Identifying and Avoiding Invoice Scams: A Comprehensive Guide
- Automate Your Accounting: Implementing automated systems for your accounts payable and receivables can help safeguard your business finances. It not only streamlines processes but also restricts direct access to customer and financial records. Using platforms like Invoiced, you can incorporate automated verification checks into your workflows. These checks can identify irregularities and inconsistencies, whether due to human error or fraudulent activity.
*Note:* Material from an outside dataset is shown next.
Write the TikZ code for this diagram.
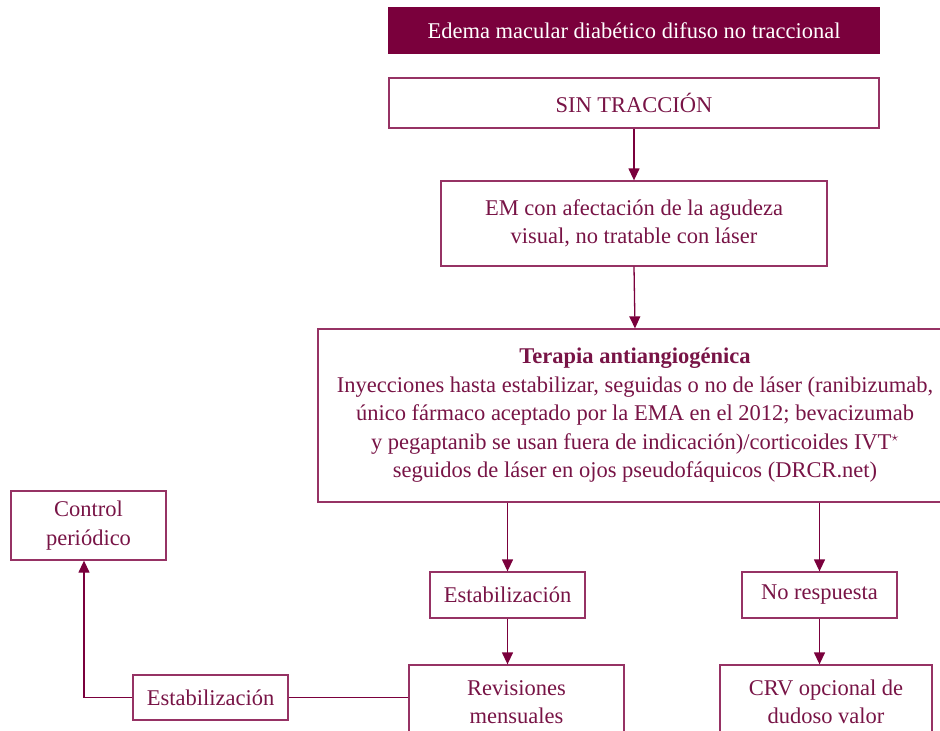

For instance, Invoiced’s features like Cash Match can intelligently manage remittances, overpayments, and more, enhancing financial control.
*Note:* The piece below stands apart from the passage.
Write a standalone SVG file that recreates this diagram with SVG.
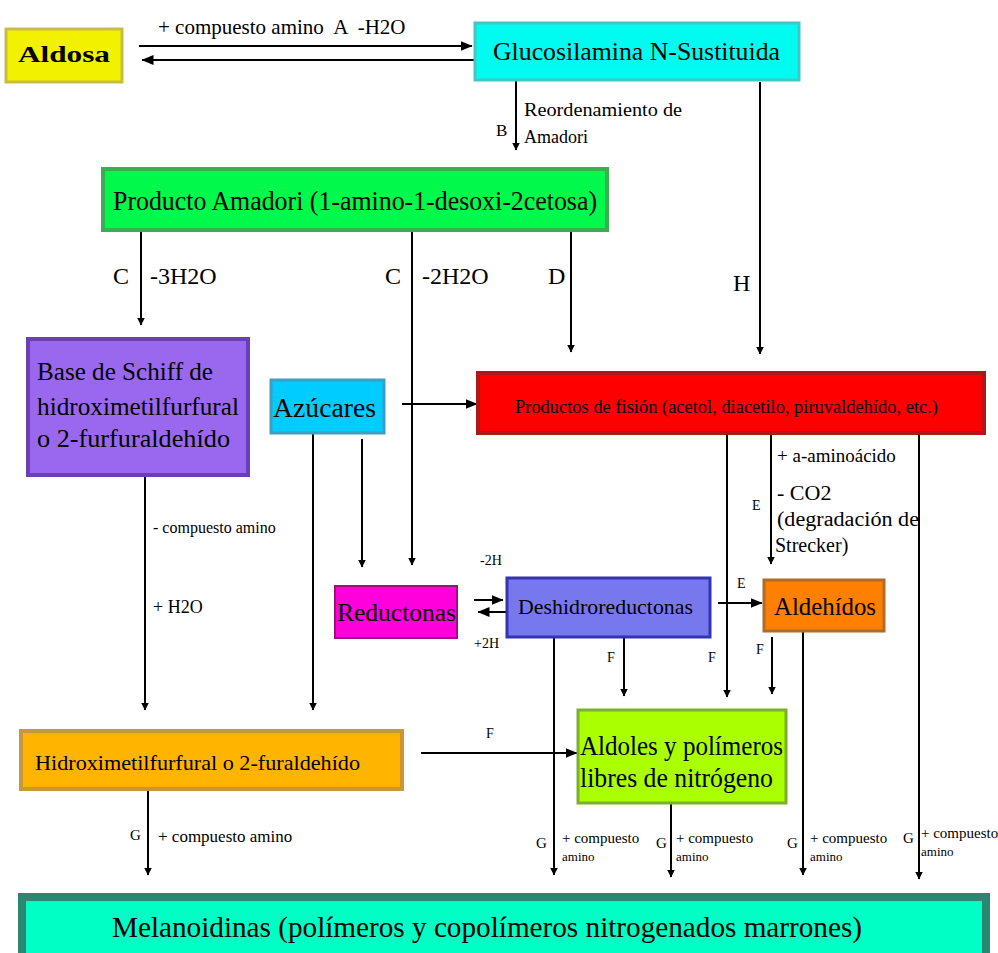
<svg xmlns="http://www.w3.org/2000/svg" width="998" height="953" viewBox="0 0 998 953">
<defs>
<marker id="ah" viewBox="0 0 8 8" refX="7.5" refY="4" markerWidth="8" markerHeight="8" markerUnits="userSpaceOnUse" orient="auto"><path d="M0,0 L8,4 L0,8 z" fill="#000"/></marker>
<marker id="ahL" viewBox="0 0 12 10" refX="11.5" refY="5" markerWidth="12" markerHeight="10" markerUnits="userSpaceOnUse" orient="auto"><path d="M0,0 L12,5 L0,10 z" fill="#000"/></marker>
</defs>
<style>
text{font-family:"Liberation Serif","Times New Roman",serif;fill:#000}
.c line{stroke:#000;stroke-width:2;fill:none}
.a{marker-end:url(#ah)}
.al{marker-end:url(#ahL)}
.lbl{font-size:24px}
.sm{font-size:15px}
.xs{font-size:13px}
</style>
<rect width="998" height="953" fill="#fff"/>

<g id="connectors" class="c">
<line class="al" x1="139" y1="46" x2="472" y2="46"/>
<line class="al" x1="474" y1="60" x2="142" y2="60"/>
<line class="a" x1="516" y1="80" x2="516" y2="150"/>
<line class="a" x1="760" y1="82" x2="760" y2="354"/>
<line class="a" x1="141" y1="230" x2="141" y2="325"/>
<line class="a" x1="412" y1="230" x2="412" y2="565"/>
<line class="a" x1="571" y1="230" x2="571" y2="352"/>
<line class="al" x1="402" y1="404" x2="477" y2="404"/>
<line class="a" x1="145" y1="475" x2="145" y2="710"/>
<line class="a" x1="313" y1="433" x2="313" y2="710"/>
<line class="a" x1="362" y1="439" x2="362" y2="567"/>
<line class="a" x1="727" y1="434" x2="727" y2="697"/>
<line class="a" x1="771" y1="434" x2="771" y2="564"/>
<line class="a" x1="919" y1="434" x2="919" y2="879"/>
<line class="al" x1="474" y1="600" x2="503" y2="600"/>
<line class="al" x1="506" y1="612" x2="478" y2="612"/>
<line class="al" x1="718" y1="603" x2="762" y2="603"/>
<line class="a" x1="554" y1="637" x2="554" y2="875"/>
<line class="a" x1="624" y1="637" x2="624" y2="696"/>
<line class="a" x1="772" y1="637" x2="772" y2="694"/>
<line class="a" x1="803" y1="632" x2="803" y2="875"/>
<line class="a" x1="671" y1="803" x2="671" y2="877"/>
<line class="al" x1="421" y1="753" x2="577" y2="753"/>
<line class="a" x1="148" y1="790" x2="148" y2="875"/>
</g>

<g id="edge-labels">
<text x="158" y="34" font-size="21" xml:space="preserve">+ compuesto amino  A  -H2O</text>
<text x="496" y="136" font-size="17">B</text>
<text x="524" y="116" font-size="18" textLength="158" lengthAdjust="spacingAndGlyphs">Reordenamiento de</text>
<text x="524" y="143" font-size="18">Amadori</text>
<text x="113" y="284" class="lbl">C</text>
<text x="150" y="284" class="lbl">-3H2O</text>
<text x="385" y="284" class="lbl">C</text>
<text x="422" y="284" class="lbl">-2H2O</text>
<text x="548" y="284" class="lbl">D</text>
<text x="733" y="291" class="lbl">H</text>
<text x="153" y="533" font-size="16">- compuesto amino</text>
<text x="153" y="613" font-size="18">+ H2O</text>
<text x="777" y="462" font-size="19">+ a-aminoácido</text>
<text x="777" y="500" font-size="22">- CO2</text>
<text x="777" y="526" font-size="20" textLength="142" lengthAdjust="spacingAndGlyphs">(degradación de</text>
<text x="775" y="552" font-size="20">Strecker)</text>
<text x="752" y="510" font-size="14">E</text>
<text x="480" y="565" font-size="14">-2H</text>
<text x="474" y="648" font-size="14">+2H</text>
<text x="737" y="588" font-size="14">E</text>
<text x="607" y="662" font-size="14">F</text>
<text x="708" y="662" font-size="14">F</text>
<text x="756" y="654" font-size="14">F</text>
<text x="486" y="738" font-size="14">F</text>
<text x="130" y="840" font-size="15">G</text>
<text x="158" y="842" font-size="17">+ compuesto amino</text>
<text x="536" y="848" font-size="15">G</text>
<text x="562" y="843" class="sm">+ compuesto</text>
<text x="562" y="861" class="xs">amino</text>
<text x="656" y="848" font-size="15">G</text>
<text x="676" y="843" class="sm">+ compuesto</text>
<text x="676" y="861" class="xs">amino</text>
<text x="787" y="848" font-size="15">G</text>
<text x="810" y="843" class="sm">+ compuesto</text>
<text x="810" y="861" class="xs">amino</text>
<text x="903" y="843" font-size="15">G</text>
<text x="921" y="838" class="sm">+ compuesto</text>
<text x="921" y="856" class="xs">amino</text>
</g>

<g id="aldosa">
<rect x="6" y="29" width="116" height="53" fill="#f2f200" stroke="#c9bb4a" stroke-width="3"/>
<text x="18" y="62" font-size="23" font-weight="bold" textLength="92" lengthAdjust="spacingAndGlyphs">Aldosa</text>
</g>

<g id="glucosilamina">
<rect x="475" y="23" width="324" height="57" fill="#00fbf0" stroke="#45c6c6" stroke-width="3"/>
<text x="493" y="60" font-size="26" textLength="287" lengthAdjust="spacingAndGlyphs">Glucosilamina N-Sustituida</text>
</g>

<g id="amadori">
<rect x="103" y="169" width="504" height="61" fill="#00f94a" stroke="#38b052" stroke-width="4"/>
<text x="113" y="210" font-size="27" textLength="484" lengthAdjust="spacingAndGlyphs">Producto Amadori (1-amino-1-desoxi-2cetosa)</text>
</g>

<g id="schiff">
<rect x="28" y="339" width="220" height="136" fill="#9a68ee" stroke="#6b3fb8" stroke-width="4"/>
<text x="37" y="380" font-size="25" textLength="176" lengthAdjust="spacingAndGlyphs">Base de Schiff de</text>
<text x="37" y="415" font-size="25" textLength="202" lengthAdjust="spacingAndGlyphs">hidroximetilfurfural</text>
<text x="37" y="447" font-size="25" textLength="193" lengthAdjust="spacingAndGlyphs">o 2-furfuraldehído</text>
</g>

<g id="azucares">
<rect x="271" y="380" width="113" height="53" fill="#00ccff" stroke="#3d9fc2" stroke-width="3"/>
<text x="273" y="417" font-size="27" textLength="103" lengthAdjust="spacingAndGlyphs">Azúcares</text>
</g>

<g id="fision">
<rect x="478" y="373" width="506" height="60" fill="#ff0000" stroke="#b01818" stroke-width="4"/>
<text x="515" y="413" font-size="18" textLength="423" lengthAdjust="spacingAndGlyphs">Productos de fisión (acetol, diacetilo, piruvaldehído, etc.)</text>
</g>

<g id="reductonas">
<rect x="335" y="586" width="122" height="52" fill="#ff00dd" stroke="#a0107a" stroke-width="2"/>
<text x="337" y="621" font-size="25" textLength="119" lengthAdjust="spacingAndGlyphs">Reductonas</text>
</g>

<g id="deshidroreductonas">
<rect x="507" y="578" width="203" height="59" fill="#7878ee" stroke="#3333b3" stroke-width="3"/>
<text x="518" y="614" font-size="21" textLength="175" lengthAdjust="spacingAndGlyphs">Deshidroreductonas</text>
</g>

<g id="aldehidos">
<rect x="764" y="580" width="120" height="51" fill="#ff8000" stroke="#b06a2a" stroke-width="3"/>
<text x="774" y="615" font-size="25" textLength="102" lengthAdjust="spacingAndGlyphs">Aldehídos</text>
</g>

<g id="aldoles">
<rect x="578" y="710" width="208" height="93" fill="#aaff00" stroke="#7cb02a" stroke-width="3"/>
<text x="580" y="755" font-size="27" textLength="203" lengthAdjust="spacingAndGlyphs">Aldoles y polímeros</text>
<text x="580" y="787" font-size="27" textLength="193" lengthAdjust="spacingAndGlyphs">libres de nitrógeno</text>
</g>

<g id="hidroximetilfurfural">
<rect x="21" y="731" width="381" height="58" fill="#ffb400" stroke="#c89838" stroke-width="4"/>
<text x="35" y="770" font-size="21" textLength="325" lengthAdjust="spacingAndGlyphs">Hidroximetilfurfural o 2-furaldehído</text>
</g>

<g id="melanoidinas">
<rect x="22" y="897" width="964" height="62" fill="#00ffc4" stroke="#2a8870" stroke-width="8"/>
<text x="112" y="937" font-size="30" textLength="750" lengthAdjust="spacingAndGlyphs">Melanoidinas (polímeros y copolímeros nitrogenados marrones)</text>
</g>
</svg>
- Maintain Regular Contact: Frequent interaction with your suppliers and vendors can help safeguard against fraudulent activities. Recognizing the voice of your regular vendors makes it hard for imposters to trick you. Regular communication also helps in detecting payment irregularities quickly, minimizing the financial damage if fraud occurs.
- Data Security Training: Training your employees, especially those handling finances, can help them spot signs of phishing or other social engineering attacks. Empowering your staff with knowledge is a powerful deterrent for fraudsters.
- Document Matching: Verify the authenticity of invoices by comparing them to your existing records. Look for discrepancies in details like address, bank account information, order size, price, and timing. Employing 2-way or 3-way matching for your invoices can also help in detecting fraudulent activities.
- Limit Information Sharing: Be cautious about the information about your suppliers or vendors you disclose publicly. The less information available to fraudsters, the harder it is for them to deceive you.
- Multi-Channel Authentication: Increase security measures for updating your supplier and vendor information. Confirm changes via multiple communication channels to prevent easy access to fraudsters.
- Vigilance Is Key: Be cautious when dealing with new vendors or accepting large orders from new customers. Conduct background checks — look at their legal history, credit rating, and the duration of their business operations. In the U.S or Canada, you can refer to the Better Business Bureau for additional information. Being vigilant can save your business a significant amount of money and prevent headaches in the long run.